Climate exerts a strong influence on tree diameter growth patterns across the Navajo forest. Growth is mostly limited by the availability of moisture in this semi-arid landscape, meaning that precipitation deficits and warmer conditions reduce productivity. The most climatically sensitive trees are on the Defiance Plateau, where there there is relatively reduced precipitation and higher temperatures than in the Chuska Mountains. Lower elevation trees are highly adapted to drought, slowing or stopping their growth during the driest years and rapidly recovering in wetter years. Trees on top of the Chuska Mountains experience greater precipitation levels and lower temperatures than their lower-elevation counterparts. The wetter/cooler conditions of the Chuskas buffered drought effects over the 20th century, and trees maintained high growth rates through drought. Since the mid-1980s, however, increased temperatures and more variable precipitation appear to be changing the growth patterns of upper-elevation trees. Both ponderosa pine and Douglas-fir in the Chuska Mountains now have greater sensitivity to climate. Their response to dry years is now more like the mid-elevation trees, but they may be less adapted to drought. These changing growth patterns signal the arrival of climate change to the mountain top. With more limited moisture availability on average, future droughts could affect a broader area of the forest than it did historically. This increases the vulnerability of more of the forested landscape to drought and associated disturbances.

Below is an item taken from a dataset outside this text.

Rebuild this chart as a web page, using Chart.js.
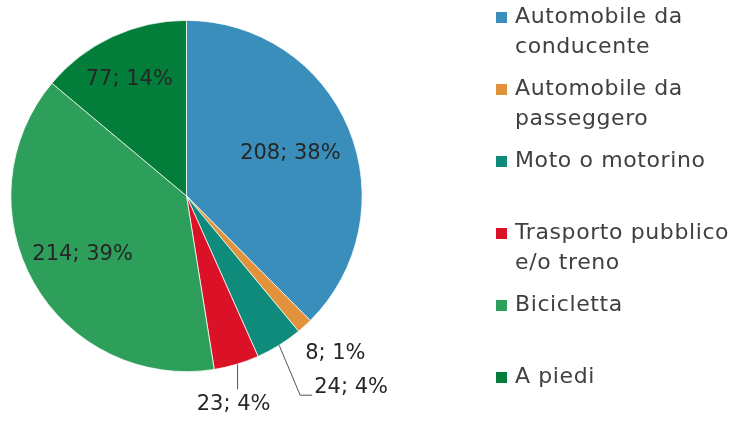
<!DOCTYPE html>
<html>
<head>
<meta charset="utf-8">
<script src="https://cdn.jsdelivr.net/npm/chart.js@4/dist/chart.umd.min.js"></script>
<style>
  html, body { margin: 0; padding: 0; background: #fff; }
  canvas { display: block; }
</style>
</head>
<body>
<canvas id="chart" width="735" height="421"></canvas>
<script>
const categories = ['Automobile da conducente', 'Automobile da passeggero', 'Moto o motorino',
  'Trasporto pubblico e/o treno', 'Bicicletta', 'A piedi'];
const legendLines = [['Automobile da', 'conducente'], ['Automobile da', 'passeggero'], ['Moto o motorino'],
  ['Trasporto pubblico', 'e/o treno'], ['Bicicletta'], ['A piedi']];
const counts = [208, 8, 24, 23, 214, 77];
const colors = ['#3a8ebb', '#e2923a', '#0e8b7a', '#db1128', '#2e9f5a', '#037d3a'];

const FONT = '"DejaVu Sans", sans-serif';
const total = counts.reduce((a, b) => a + b, 0);

// value; percent labels, some inside the slice, the small ones outside with a leader
const labelPlugin = {
  id: 'sliceLabels',
  afterDatasetsDraw(chart) {
    const ctx = chart.ctx;
    const arcs = chart.getDatasetMeta(0).data;
    ctx.save();
    ctx.font = '21px ' + FONT;
    ctx.fillStyle = '#262626';
    ctx.strokeStyle = '#555';
    ctx.lineWidth = 1;
    arcs.forEach((arc, i) => {
      const v = counts[i];
      const text = v + '; ' + Math.round(v / total * 100) + '%';
      const mid = (arc.startAngle + arc.endAngle) / 2;
      const r = arc.outerRadius;
      const px = f => arc.x + Math.cos(mid) * r * f;
      const py = f => arc.y + Math.sin(mid) * r * f;
      const share = v / total;
      ctx.textBaseline = 'middle';
      if (share > 0.1) {
        const f = i === 5 ? 0.73 : (i === 4 ? 0.68 : 0.64);
        ctx.textAlign = 'center';
        ctx.fillText(text, px(f) - (i === 5 ? 3 : 0), py(f));
      } else if (i === 1) {
        ctx.textAlign = 'center';
        ctx.fillText(text, px(1.21) + 6, py(1.21));
      } else if (i === 2) {
        const x0 = px(1), y0 = py(1);
        const x1 = x0 + 21, y1 = y0 + 50;
        ctx.beginPath();
        ctx.moveTo(x0, y0);
        ctx.lineTo(x1, y1);
        ctx.lineTo(x1 + 12, y1);
        ctx.stroke();
        ctx.textAlign = 'left';
        ctx.fillText(text, x1 + 14, y1 - 8);
      } else {
        const x0 = px(1), y0 = py(1);
        ctx.beginPath();
        ctx.moveTo(x0 + 1, y0);
        ctx.lineTo(x0 + 1, y0 + 25);
        ctx.stroke();
        ctx.textAlign = 'center';
        ctx.fillText(text, x0 - 3, y0 + 40);
      }
    });
    ctx.restore();
  }
};

// legend on the right with wrapped entries
const legendPlugin = {
  id: 'sideLegend',
  afterDraw(chart) {
    const ctx = chart.ctx;
    ctx.save();
    ctx.font = '22px ' + FONT;
    ctx.letterSpacing = '0.6px';
    ctx.textAlign = 'left';
    ctx.textBaseline = 'alphabetic';
    legendLines.forEach((lines, i) => {
      const base = 23 + 72 * i;
      ctx.fillStyle = colors[i];
      ctx.fillRect(496, base - 11, 11, 11);
      ctx.fillStyle = '#404040';
      lines.forEach((ln, j) => ctx.fillText(ln, 515, base + 30 * j));
    });
    ctx.restore();
  }
};

new Chart(document.getElementById('chart'), {
  type: 'pie',
  data: {
    labels: categories,
    datasets: [{
      data: counts,
      backgroundColor: colors,
      borderColor: '#ffffff',
      borderWidth: 0.75
    }]
  },
  options: {
    responsive: false,
    animation: false,
    layout: { padding: { left: 10, top: 20, right: 372, bottom: 49 } },
    plugins: {
      legend: { display: false },
      tooltip: { enabled: false }
    }
  },
  plugins: [labelPlugin, legendPlugin]
});
</script>
</body>
</html>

Rates of tree mortality across the Navajo forests have increased over the last 20 years, but remain below regional levels. Continuous Forest Inventory (CFI) plots throughout the Navajo forest show an average mortality rate of 0.36% per year from 1974 to 2015 (1 out of every 400 trees died). During the 2004-2015, it was 0.59% per year. What’s more, over the last 35 years the percent of plots with dead trees increased from less than 35% to over 50%. Aerial surveys of forest health and disease conducted by the USDA Forest Service showed that some of this increase is attributable to the extreme drought years of 2002-2003, when 140,000 acres (23%) of the forested area had high mortality. Most mortality during the 2002 drought was caused by bark beetles taking advantage of the drought-stressed trees. Tree mortality recorded in CFI plots is largely centered in the Chuska Mountains, where it is probable that decreasing available moisture, due to increased competition and drought, is contributing to tree mortality. As the upper-elevation forests respond to increasing drought stress, mortality levels may stay relatively high, or continue to increase. These trends underscore the need for future monitoring for climate change impacts through CFI plot inventories, aerial surveys, and by other means.

Management to return historically frequent, low-severity fire and associated less-dense forest structure would be ecologically beneficial and likely reduce the vulnerability of ponderosa pine forests of the Navajo Nation to climate change. It would provide resilience to the forests to withstand worsening future disturbances such as high-severity fire, drought stress, and insect outbreaks. Various strategies of adaptive forest restoration are well documented and tested, and are being applied across the Southwest. This report details some of the primary sources of climate change vulnerabilities and can thus be used to set priorities on where and what management actions can be taken.